**What you will do**
Would you quote the material below in full and unchanged?

**Supplied material**
★ ★ ★ ★

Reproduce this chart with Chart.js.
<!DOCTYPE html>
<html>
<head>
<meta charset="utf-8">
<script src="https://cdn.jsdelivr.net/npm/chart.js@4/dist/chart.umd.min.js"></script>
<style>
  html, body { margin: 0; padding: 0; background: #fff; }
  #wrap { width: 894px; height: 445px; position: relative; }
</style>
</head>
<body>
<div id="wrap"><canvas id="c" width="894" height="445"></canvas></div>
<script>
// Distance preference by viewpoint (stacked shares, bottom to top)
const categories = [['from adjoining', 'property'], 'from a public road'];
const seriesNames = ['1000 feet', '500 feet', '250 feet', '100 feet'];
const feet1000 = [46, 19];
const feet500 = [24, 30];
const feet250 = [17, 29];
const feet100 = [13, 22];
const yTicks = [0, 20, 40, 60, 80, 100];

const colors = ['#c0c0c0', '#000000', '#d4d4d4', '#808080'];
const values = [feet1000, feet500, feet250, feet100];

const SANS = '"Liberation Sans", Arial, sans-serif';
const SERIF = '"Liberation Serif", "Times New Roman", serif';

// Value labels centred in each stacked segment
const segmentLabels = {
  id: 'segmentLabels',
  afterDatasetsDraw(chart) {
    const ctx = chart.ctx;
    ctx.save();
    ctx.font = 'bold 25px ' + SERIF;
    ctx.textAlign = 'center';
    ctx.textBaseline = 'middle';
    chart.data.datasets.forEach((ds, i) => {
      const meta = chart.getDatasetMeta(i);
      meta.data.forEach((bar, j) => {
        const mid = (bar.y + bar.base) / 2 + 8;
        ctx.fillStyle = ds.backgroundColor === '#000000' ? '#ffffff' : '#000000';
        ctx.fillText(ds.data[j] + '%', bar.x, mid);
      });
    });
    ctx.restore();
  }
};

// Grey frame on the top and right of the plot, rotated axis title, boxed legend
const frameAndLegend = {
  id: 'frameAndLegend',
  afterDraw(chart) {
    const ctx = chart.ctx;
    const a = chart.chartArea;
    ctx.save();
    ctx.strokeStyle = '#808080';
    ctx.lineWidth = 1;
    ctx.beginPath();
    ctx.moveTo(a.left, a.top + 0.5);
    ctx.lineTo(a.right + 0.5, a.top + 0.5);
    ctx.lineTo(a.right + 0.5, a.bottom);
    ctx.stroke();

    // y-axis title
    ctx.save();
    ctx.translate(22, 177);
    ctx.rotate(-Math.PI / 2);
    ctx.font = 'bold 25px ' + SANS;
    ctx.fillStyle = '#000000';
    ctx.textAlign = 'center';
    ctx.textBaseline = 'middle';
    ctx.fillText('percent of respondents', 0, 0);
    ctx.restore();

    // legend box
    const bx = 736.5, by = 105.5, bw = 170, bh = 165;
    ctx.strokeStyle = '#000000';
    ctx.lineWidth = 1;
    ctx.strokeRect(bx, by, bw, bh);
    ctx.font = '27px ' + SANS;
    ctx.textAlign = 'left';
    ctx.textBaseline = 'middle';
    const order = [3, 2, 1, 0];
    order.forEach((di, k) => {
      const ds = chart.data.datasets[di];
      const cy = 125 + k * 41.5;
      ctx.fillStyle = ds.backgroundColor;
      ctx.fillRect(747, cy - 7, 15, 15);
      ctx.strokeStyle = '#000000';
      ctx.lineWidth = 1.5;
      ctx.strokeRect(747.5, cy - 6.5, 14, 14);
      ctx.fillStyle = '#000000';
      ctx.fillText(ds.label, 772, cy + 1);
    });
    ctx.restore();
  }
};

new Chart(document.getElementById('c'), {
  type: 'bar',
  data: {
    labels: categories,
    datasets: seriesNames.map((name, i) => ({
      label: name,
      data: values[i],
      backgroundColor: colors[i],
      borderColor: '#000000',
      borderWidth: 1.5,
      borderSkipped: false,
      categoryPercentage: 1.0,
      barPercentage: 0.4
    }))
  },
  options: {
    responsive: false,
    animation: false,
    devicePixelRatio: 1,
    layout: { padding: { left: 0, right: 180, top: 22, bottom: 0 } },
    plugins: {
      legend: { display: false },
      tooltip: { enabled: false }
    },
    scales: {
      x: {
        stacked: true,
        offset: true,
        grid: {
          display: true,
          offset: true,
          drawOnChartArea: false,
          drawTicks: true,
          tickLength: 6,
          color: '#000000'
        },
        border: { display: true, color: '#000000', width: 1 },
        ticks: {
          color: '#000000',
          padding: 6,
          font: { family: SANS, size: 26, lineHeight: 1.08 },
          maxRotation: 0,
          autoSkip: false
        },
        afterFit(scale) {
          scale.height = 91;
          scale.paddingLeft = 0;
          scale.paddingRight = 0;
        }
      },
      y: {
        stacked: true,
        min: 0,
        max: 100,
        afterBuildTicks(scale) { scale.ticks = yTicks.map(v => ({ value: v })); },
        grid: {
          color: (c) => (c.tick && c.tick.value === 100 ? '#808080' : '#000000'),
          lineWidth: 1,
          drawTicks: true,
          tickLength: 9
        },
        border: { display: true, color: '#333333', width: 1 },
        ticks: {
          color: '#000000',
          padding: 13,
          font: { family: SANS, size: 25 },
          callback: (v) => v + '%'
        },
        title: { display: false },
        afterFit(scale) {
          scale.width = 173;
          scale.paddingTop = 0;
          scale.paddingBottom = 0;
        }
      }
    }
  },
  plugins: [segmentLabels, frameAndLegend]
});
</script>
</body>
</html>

★ ★ ★ ★

**Solved exercise**
Reproduce this chart with Chart.js.
<!DOCTYPE html>
<html>
<head>
<meta charset="utf-8">
<script src="https://cdn.jsdelivr.net/npm/chart.js@4/dist/chart.umd.min.js"></script>
<style>
  html, body { margin: 0; padding: 0; background: #fff; }
  #wrap { width: 894px; height: 445px; position: relative; }
</style>
</head>
<body>
<div id="wrap"><canvas id="c" width="894" height="445"></canvas></div>
<script>
// Distance preference by viewpoint (stacked shares, bottom to top)
const categories = [['from adjoining', 'property'], 'from a public road'];
const seriesNames = ['1000 feet', '500 feet', '250 feet', '100 feet'];
const feet1000 = [46, 19];
const feet500 = [24, 30];
const feet250 = [17, 29];
const feet100 = [13, 22];
const yTicks = [0, 20, 40, 60, 80, 100];

const colors = ['#c0c0c0', '#000000', '#d4d4d4', '#808080'];
const values = [feet1000, feet500, feet250, feet100];

const SANS = '"Liberation Sans", Arial, sans-serif';
const SERIF = '"Liberation Serif", "Times New Roman", serif';

// Value labels centred in each stacked segment
const segmentLabels = {
  id: 'segmentLabels',
  afterDatasetsDraw(chart) {
    const ctx = chart.ctx;
    ctx.save();
    ctx.font = 'bold 25px ' + SERIF;
    ctx.textAlign = 'center';
    ctx.textBaseline = 'middle';
    chart.data.datasets.forEach((ds, i) => {
      const meta = chart.getDatasetMeta(i);
      meta.data.forEach((bar, j) => {
        const mid = (bar.y + bar.base) / 2 + 8;
        ctx.fillStyle = ds.backgroundColor === '#000000' ? '#ffffff' : '#000000';
        ctx.fillText(ds.data[j] + '%', bar.x, mid);
      });
    });
    ctx.restore();
  }
};

// Grey frame on the top and right of the plot, rotated axis title, boxed legend
const frameAndLegend = {
  id: 'frameAndLegend',
  afterDraw(chart) {
    const ctx = chart.ctx;
    const a = chart.chartArea;
    ctx.save();
    ctx.strokeStyle = '#808080';
    ctx.lineWidth = 1;
    ctx.beginPath();
    ctx.moveTo(a.left, a.top + 0.5);
    ctx.lineTo(a.right + 0.5, a.top + 0.5);
    ctx.lineTo(a.right + 0.5, a.bottom);
    ctx.stroke();

    // y-axis title
    ctx.save();
    ctx.translate(22, 177);
    ctx.rotate(-Math.PI / 2);
    ctx.font = 'bold 25px ' + SANS;
    ctx.fillStyle = '#000000';
    ctx.textAlign = 'center';
    ctx.textBaseline = 'middle';
    ctx.fillText('percent of respondents', 0, 0);
    ctx.restore();

    // legend box
    const bx = 736.5, by = 105.5, bw = 170, bh = 165;
    ctx.strokeStyle = '#000000';
    ctx.lineWidth = 1;
    ctx.strokeRect(bx, by, bw, bh);
    ctx.font = '27px ' + SANS;
    ctx.textAlign = 'left';
    ctx.textBaseline = 'middle';
    const order = [3, 2, 1, 0];
    order.forEach((di, k) => {
      const ds = chart.data.datasets[di];
      const cy = 125 + k * 41.5;
      ctx.fillStyle = ds.backgroundColor;
      ctx.fillRect(747, cy - 7, 15, 15);
      ctx.strokeStyle = '#000000';
      ctx.lineWidth = 1.5;
      ctx.strokeRect(747.5, cy - 6.5, 14, 14);
      ctx.fillStyle = '#000000';
      ctx.fillText(ds.label, 772, cy + 1);
    });
    ctx.restore();
  }
};

new Chart(document.getElementById('c'), {
  type: 'bar',
  data: {
    labels: categories,
    datasets: seriesNames.map((name, i) => ({
      label: name,
      data: values[i],
      backgroundColor: colors[i],
      borderColor: '#000000',
      borderWidth: 1.5,
      borderSkipped: false,
      categoryPercentage: 1.0,
      barPercentage: 0.4
    }))
  },
  options: {
    responsive: false,
    animation: false,
    devicePixelRatio: 1,
    layout: { padding: { left: 0, right: 180, top: 22, bottom: 0 } },
    plugins: {
      legend: { display: false },
      tooltip: { enabled: false }
    },
    scales: {
      x: {
        stacked: true,
        offset: true,
        grid: {
          display: true,
          offset: true,
          drawOnChartArea: false,
          drawTicks: true,
          tickLength: 6,
          color: '#000000'
        },
        border: { display: true, color: '#000000', width: 1 },
        ticks: {
          color: '#000000',
          padding: 6,
          font: { family: SANS, size: 26, lineHeight: 1.08 },
          maxRotation: 0,
          autoSkip: false
        },
        afterFit(scale) {
          scale.height = 91;
          scale.paddingLeft = 0;
          scale.paddingRight = 0;
        }
      },
      y: {
        stacked: true,
        min: 0,
        max: 100,
        afterBuildTicks(scale) { scale.ticks = yTicks.map(v => ({ value: v })); },
        grid: {
          color: (c) => (c.tick && c.tick.value === 100 ? '#808080' : '#000000'),
          lineWidth: 1,
          drawTicks: true,
          tickLength: 9
        },
        border: { display: true, color: '#333333', width: 1 },
        ticks: {
          color: '#000000',
          padding: 13,
          font: { family: SANS, size: 25 },
          callback: (v) => v + '%'
        },
        title: { display: false },
        afterFit(scale) {
          scale.width = 173;
          scale.paddingTop = 0;
          scale.paddingBottom = 0;
        }
      }
    }
  },
  plugins: [segmentLabels, frameAndLegend]
});
</script>
</body>
</html>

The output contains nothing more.